The proposal from the Republican-controlled Senate exceeds the governor’s request to increase spending by $1 billion, but falls short of the plan put forth by the Democrat-led Assembly, which is advocating for a $2.1 billion increase. The Senate also rejected the governor’s proposed three-year extension of mayoral control of New York City schools, instead calling for a public hearing on the topic.
The proposal increases funding that helps struggling schools, known as Foundation Aid, by $880 million.
That sum was not enough for some groups. The Alliance for Quality Education, a city-based advocacy group, said Monday that the amount is too low. The group also pointed out the lack of funding for community schools, which provide services like health care and after-school programs.

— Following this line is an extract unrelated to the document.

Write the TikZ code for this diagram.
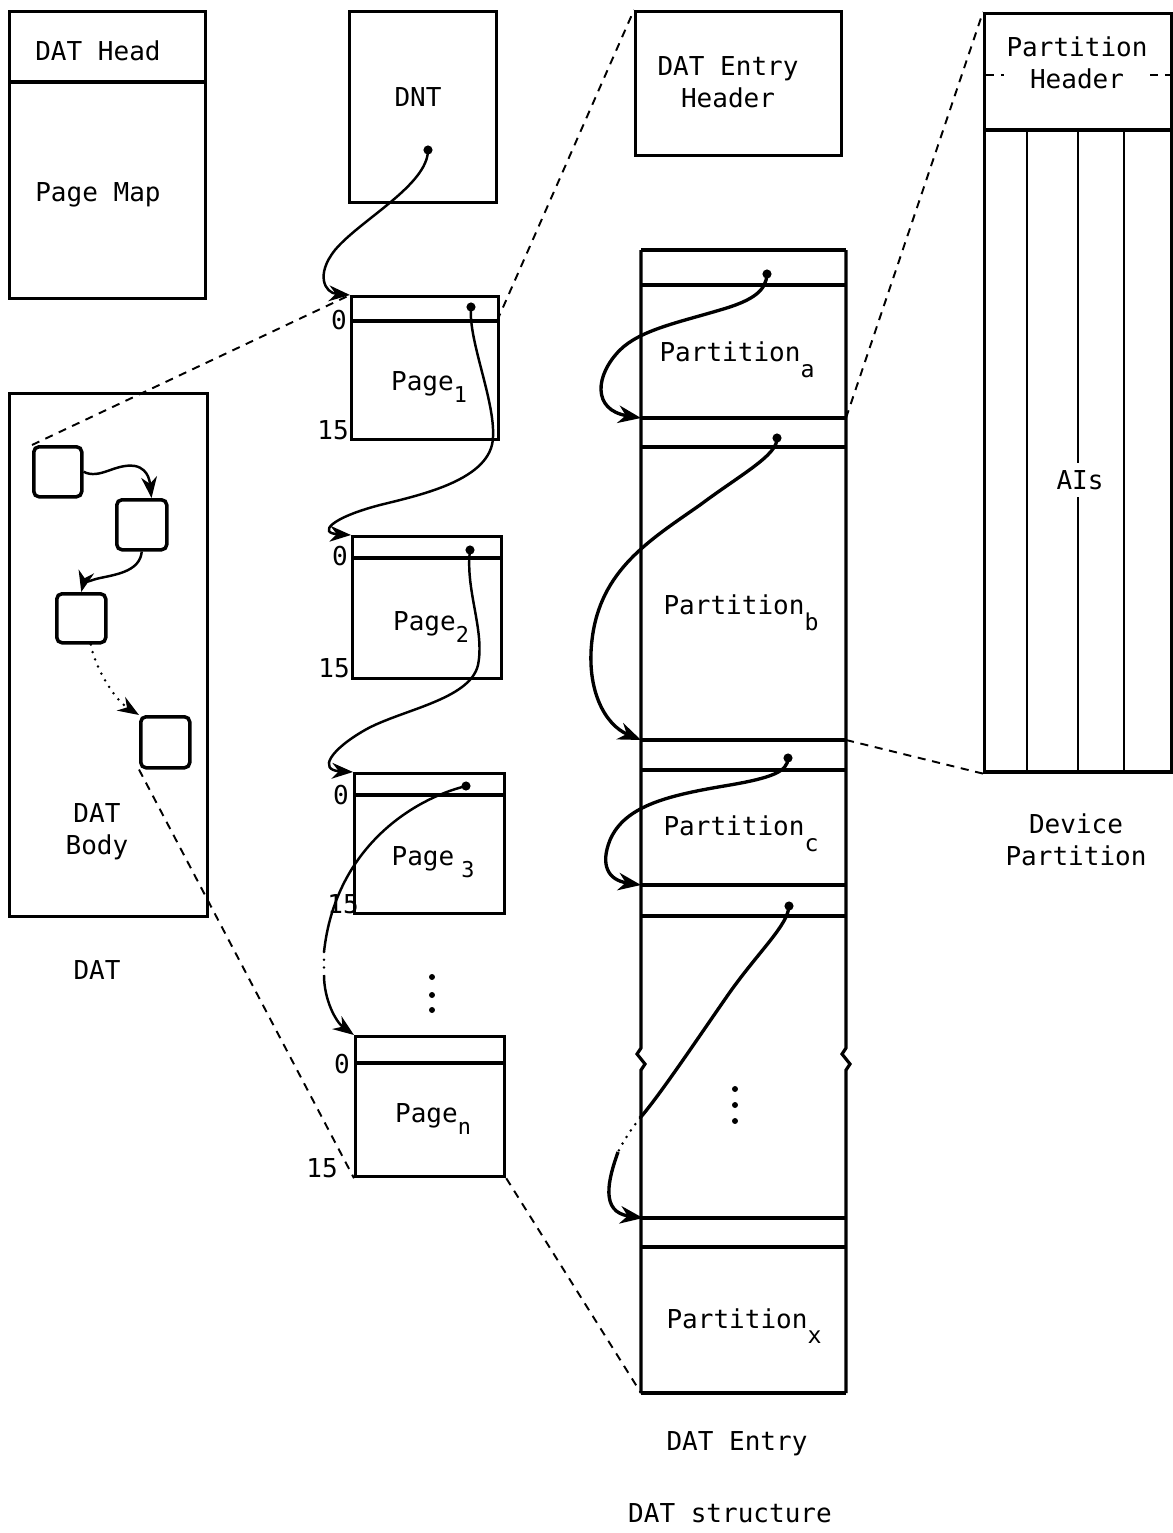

The governor’s most significant education proposal this year was a $100 million investment in community schools. The Assembly doubled that to $200 million in its own budget plan.
A Senate spokesman said in an email that school districts could decide whether to opt to spend their additional foundation aid funding on community schools.
The Senate would also increasing state spending on charter schools, tacking on another $27.4 million in grants to support payments to charter schools. Those payments offset a funding formula that has been kept at the same level since 2010-11.
The Senate, like the governor, supports unfreezing that funding formula for charter schools in New York City.
Budgets from the Assembly, Senate, and governor’s office all propose spending more than $400 million to fill a funding gap created during the recession.